■ Provided entries
◆ ◆ ◆
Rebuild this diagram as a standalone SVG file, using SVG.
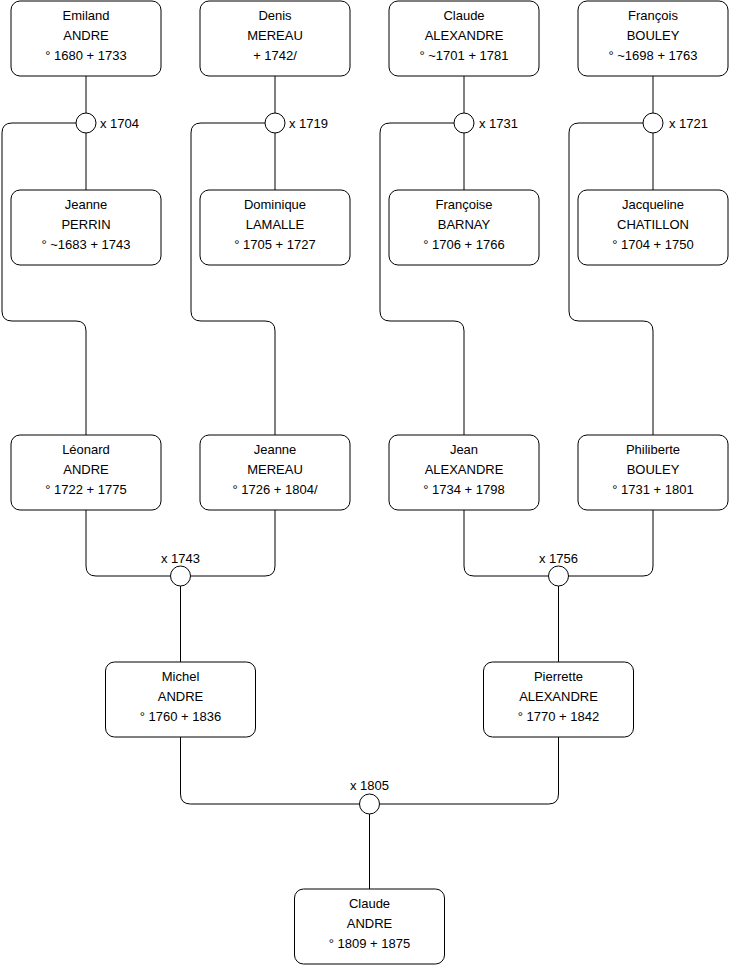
<svg xmlns="http://www.w3.org/2000/svg" width="740" height="975" viewBox="0 0 740 975">
<style>
.box{fill:#fff;stroke:#000;stroke-width:1}
.c{fill:#fff;stroke:#000;stroke-width:1}
.e{fill:none;stroke:#000;stroke-width:1}
text{font-family:"Liberation Sans",Arial,sans-serif;font-size:13px;fill:#000}
.m{text-anchor:middle}
</style>
<rect width="740" height="975" fill="#fff"/>
<g id="connectors">
<path class="e" d="M86,76V113M86,133V190M275,76V113M275,133V190M464,76V113M464,133V190M653,76V113M653,133V190"/>
<path class="e" d="M76,123H12Q2,123 2,133V311Q2,321 12,321H76Q86,321 86,331V435"/>
<path class="e" d="M265,123H201Q191,123 191,133V311Q191,321 201,321H265Q275,321 275,331V435"/>
<path class="e" d="M454,123H390Q380,123 380,133V311Q380,321 390,321H454Q464,321 464,331V435"/>
<path class="e" d="M643,123H579Q569,123 569,133V311Q569,321 579,321H643Q653,321 653,331V435"/>
<path class="e" d="M86,510V566Q86,576 96,576H170.5M275,510V566Q275,576 265,576H190.5M180.5,586V662"/>
<path class="e" d="M464,510V566Q464,576 474,576H548.5M653,510V566Q653,576 643,576H568.5M558.5,586V662"/>
<path class="e" d="M180.5,737V794Q180.5,804 190.5,804H359.5M558.5,737V794Q558.5,804 548.5,804H379.5M369.5,814V889"/>
</g>
<g id="m1704"><circle class="c" cx="86" cy="123" r="10"/><text x="100" y="128">x 1704</text></g>
<g id="m1719"><circle class="c" cx="275" cy="123" r="10"/><text x="289" y="128">x 1719</text></g>
<g id="m1731"><circle class="c" cx="464" cy="123" r="10"/><text x="479" y="128">x 1731</text></g>
<g id="m1721"><circle class="c" cx="653" cy="123" r="10"/><text x="669" y="128">x 1721</text></g>
<g id="m1743"><circle class="c" cx="180.5" cy="576" r="10"/><text class="m" x="180.5" y="563">x 1743</text></g>
<g id="m1756"><circle class="c" cx="558.5" cy="576" r="10"/><text class="m" x="558.5" y="563">x 1756</text></g>
<g id="m1805"><circle class="c" cx="369.5" cy="804" r="10"/><text class="m" x="369.5" y="790">x 1805</text></g>
<g id="emiland"><rect class="box" x="11" y="1" width="150" height="75" rx="9"/><text class="m" x="86" y="20">Emiland</text><text class="m" x="86" y="40">ANDRE</text><text class="m" x="86" y="60">° 1680 + 1733</text></g>
<g id="denis"><rect class="box" x="200" y="1" width="150" height="75" rx="9"/><text class="m" x="275" y="20">Denis</text><text class="m" x="275" y="40">MEREAU</text><text class="m" x="275" y="60">+ 1742/</text></g>
<g id="claudeA"><rect class="box" x="389" y="1" width="150" height="75" rx="9"/><text class="m" x="464" y="20">Claude</text><text class="m" x="464" y="40">ALEXANDRE</text><text class="m" x="464" y="60">° ~1701 + 1781</text></g>
<g id="francois"><rect class="box" x="578" y="1" width="150" height="75" rx="9"/><text class="m" x="653" y="20">François</text><text class="m" x="653" y="40">BOULEY</text><text class="m" x="653" y="60">° ~1698 + 1763</text></g>
<g id="jeanneP"><rect class="box" x="11" y="190" width="150" height="75" rx="9"/><text class="m" x="86" y="209">Jeanne</text><text class="m" x="86" y="229">PERRIN</text><text class="m" x="86" y="249">° ~1683 + 1743</text></g>
<g id="dominique"><rect class="box" x="200" y="190" width="150" height="75" rx="9"/><text class="m" x="275" y="209">Dominique</text><text class="m" x="275" y="229">LAMALLE</text><text class="m" x="275" y="249">° 1705 + 1727</text></g>
<g id="francoise"><rect class="box" x="389" y="190" width="150" height="75" rx="9"/><text class="m" x="464" y="209">Françoise</text><text class="m" x="464" y="229">BARNAY</text><text class="m" x="464" y="249">° 1706 + 1766</text></g>
<g id="jacqueline"><rect class="box" x="578" y="190" width="150" height="75" rx="9"/><text class="m" x="653" y="209">Jacqueline</text><text class="m" x="653" y="229">CHATILLON</text><text class="m" x="653" y="249">° 1704 + 1750</text></g>
<g id="leonard"><rect class="box" x="11" y="435" width="150" height="75" rx="9"/><text class="m" x="86" y="454">Léonard</text><text class="m" x="86" y="474">ANDRE</text><text class="m" x="86" y="494">° 1722 + 1775</text></g>
<g id="jeanneM"><rect class="box" x="200" y="435" width="150" height="75" rx="9"/><text class="m" x="275" y="454">Jeanne</text><text class="m" x="275" y="474">MEREAU</text><text class="m" x="275" y="494">° 1726 + 1804/</text></g>
<g id="jean"><rect class="box" x="389" y="435" width="150" height="75" rx="9"/><text class="m" x="464" y="454">Jean</text><text class="m" x="464" y="474">ALEXANDRE</text><text class="m" x="464" y="494">° 1734 + 1798</text></g>
<g id="philiberte"><rect class="box" x="578" y="435" width="150" height="75" rx="9"/><text class="m" x="653" y="454">Philiberte</text><text class="m" x="653" y="474">BOULEY</text><text class="m" x="653" y="494">° 1731 + 1801</text></g>
<g id="michel"><rect class="box" x="105.5" y="662" width="150" height="75" rx="9"/><text class="m" x="180.5" y="681">Michel</text><text class="m" x="180.5" y="701">ANDRE</text><text class="m" x="180.5" y="721">° 1760 + 1836</text></g>
<g id="pierrette"><rect class="box" x="483.5" y="662" width="150" height="75" rx="9"/><text class="m" x="558.5" y="681">Pierrette</text><text class="m" x="558.5" y="701">ALEXANDRE</text><text class="m" x="558.5" y="721">° 1770 + 1842</text></g>
<g id="claudeAndre"><rect class="box" x="294.5" y="889" width="150" height="75" rx="9"/><text class="m" x="369.5" y="908">Claude</text><text class="m" x="369.5" y="928">ANDRE</text><text class="m" x="369.5" y="948">° 1809 + 1875</text></g>
</svg>
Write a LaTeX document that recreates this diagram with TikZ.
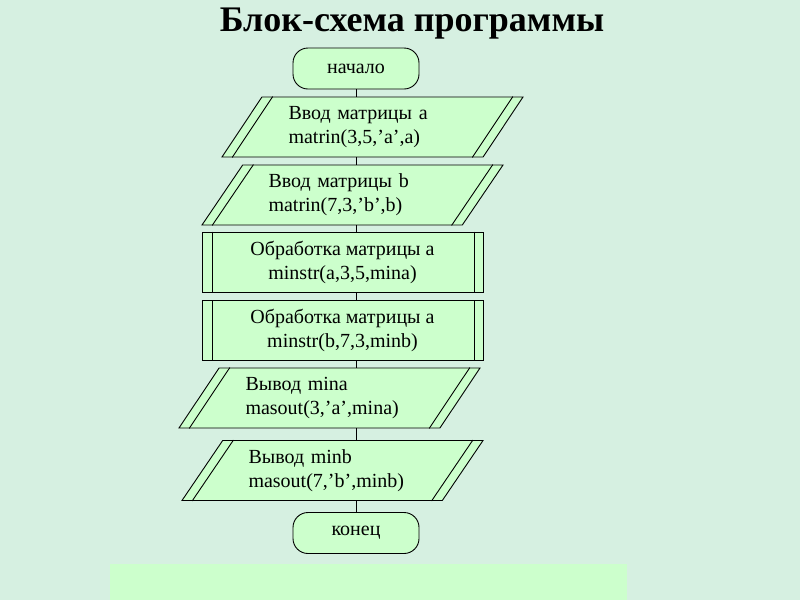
◆ ◆ ◆
■ Written request
Return the listing above word for word, with the pictures removed.

■ Task solution
Rebuild this diagram as a standalone SVG file, using SVG.
<svg xmlns="http://www.w3.org/2000/svg" width="740" height="975" viewBox="0 0 740 975">
<style>
.box{fill:#fff;stroke:#000;stroke-width:1}
.c{fill:#fff;stroke:#000;stroke-width:1}
.e{fill:none;stroke:#000;stroke-width:1}
text{font-family:"Liberation Sans",Arial,sans-serif;font-size:13px;fill:#000}
.m{text-anchor:middle}
</style>
<rect width="740" height="975" fill="#fff"/>
<g id="connectors">
<path class="e" d="M86,76V113M86,133V190M275,76V113M275,133V190M464,76V113M464,133V190M653,76V113M653,133V190"/>
<path class="e" d="M76,123H12Q2,123 2,133V311Q2,321 12,321H76Q86,321 86,331V435"/>
<path class="e" d="M265,123H201Q191,123 191,133V311Q191,321 201,321H265Q275,321 275,331V435"/>
<path class="e" d="M454,123H390Q380,123 380,133V311Q380,321 390,321H454Q464,321 464,331V435"/>
<path class="e" d="M643,123H579Q569,123 569,133V311Q569,321 579,321H643Q653,321 653,331V435"/>
<path class="e" d="M86,510V566Q86,576 96,576H170.5M275,510V566Q275,576 265,576H190.5M180.5,586V662"/>
<path class="e" d="M464,510V566Q464,576 474,576H548.5M653,510V566Q653,576 643,576H568.5M558.5,586V662"/>
<path class="e" d="M180.5,737V794Q180.5,804 190.5,804H359.5M558.5,737V794Q558.5,804 548.5,804H379.5M369.5,814V889"/>
</g>
<g id="m1704"><circle class="c" cx="86" cy="123" r="10"/><text x="100" y="128">x 1704</text></g>
<g id="m1719"><circle class="c" cx="275" cy="123" r="10"/><text x="289" y="128">x 1719</text></g>
<g id="m1731"><circle class="c" cx="464" cy="123" r="10"/><text x="479" y="128">x 1731</text></g>
<g id="m1721"><circle class="c" cx="653" cy="123" r="10"/><text x="669" y="128">x 1721</text></g>
<g id="m1743"><circle class="c" cx="180.5" cy="576" r="10"/><text class="m" x="180.5" y="563">x 1743</text></g>
<g id="m1756"><circle class="c" cx="558.5" cy="576" r="10"/><text class="m" x="558.5" y="563">x 1756</text></g>
<g id="m1805"><circle class="c" cx="369.5" cy="804" r="10"/><text class="m" x="369.5" y="790">x 1805</text></g>
<g id="emiland"><rect class="box" x="11" y="1" width="150" height="75" rx="9"/><text class="m" x="86" y="20">Emiland</text><text class="m" x="86" y="40">ANDRE</text><text class="m" x="86" y="60">° 1680 + 1733</text></g>
<g id="denis"><rect class="box" x="200" y="1" width="150" height="75" rx="9"/><text class="m" x="275" y="20">Denis</text><text class="m" x="275" y="40">MEREAU</text><text class="m" x="275" y="60">+ 1742/</text></g>
<g id="claudeA"><rect class="box" x="389" y="1" width="150" height="75" rx="9"/><text class="m" x="464" y="20">Claude</text><text class="m" x="464" y="40">ALEXANDRE</text><text class="m" x="464" y="60">° ~1701 + 1781</text></g>
<g id="francois"><rect class="box" x="578" y="1" width="150" height="75" rx="9"/><text class="m" x="653" y="20">François</text><text class="m" x="653" y="40">BOULEY</text><text class="m" x="653" y="60">° ~1698 + 1763</text></g>
<g id="jeanneP"><rect class="box" x="11" y="190" width="150" height="75" rx="9"/><text class="m" x="86" y="209">Jeanne</text><text class="m" x="86" y="229">PERRIN</text><text class="m" x="86" y="249">° ~1683 + 1743</text></g>
<g id="dominique"><rect class="box" x="200" y="190" width="150" height="75" rx="9"/><text class="m" x="275" y="209">Dominique</text><text class="m" x="275" y="229">LAMALLE</text><text class="m" x="275" y="249">° 1705 + 1727</text></g>
<g id="francoise"><rect class="box" x="389" y="190" width="150" height="75" rx="9"/><text class="m" x="464" y="209">Françoise</text><text class="m" x="464" y="229">BARNAY</text><text class="m" x="464" y="249">° 1706 + 1766</text></g>
<g id="jacqueline"><rect class="box" x="578" y="190" width="150" height="75" rx="9"/><text class="m" x="653" y="209">Jacqueline</text><text class="m" x="653" y="229">CHATILLON</text><text class="m" x="653" y="249">° 1704 + 1750</text></g>
<g id="leonard"><rect class="box" x="11" y="435" width="150" height="75" rx="9"/><text class="m" x="86" y="454">Léonard</text><text class="m" x="86" y="474">ANDRE</text><text class="m" x="86" y="494">° 1722 + 1775</text></g>
<g id="jeanneM"><rect class="box" x="200" y="435" width="150" height="75" rx="9"/><text class="m" x="275" y="454">Jeanne</text><text class="m" x="275" y="474">MEREAU</text><text class="m" x="275" y="494">° 1726 + 1804/</text></g>
<g id="jean"><rect class="box" x="389" y="435" width="150" height="75" rx="9"/><text class="m" x="464" y="454">Jean</text><text class="m" x="464" y="474">ALEXANDRE</text><text class="m" x="464" y="494">° 1734 + 1798</text></g>
<g id="philiberte"><rect class="box" x="578" y="435" width="150" height="75" rx="9"/><text class="m" x="653" y="454">Philiberte</text><text class="m" x="653" y="474">BOULEY</text><text class="m" x="653" y="494">° 1731 + 1801</text></g>
<g id="michel"><rect class="box" x="105.5" y="662" width="150" height="75" rx="9"/><text class="m" x="180.5" y="681">Michel</text><text class="m" x="180.5" y="701">ANDRE</text><text class="m" x="180.5" y="721">° 1760 + 1836</text></g>
<g id="pierrette"><rect class="box" x="483.5" y="662" width="150" height="75" rx="9"/><text class="m" x="558.5" y="681">Pierrette</text><text class="m" x="558.5" y="701">ALEXANDRE</text><text class="m" x="558.5" y="721">° 1770 + 1842</text></g>
<g id="claudeAndre"><rect class="box" x="294.5" y="889" width="150" height="75" rx="9"/><text class="m" x="369.5" y="908">Claude</text><text class="m" x="369.5" y="928">ANDRE</text><text class="m" x="369.5" y="948">° 1809 + 1875</text></g>
</svg>
Write a LaTeX document that recreates this diagram with TikZ.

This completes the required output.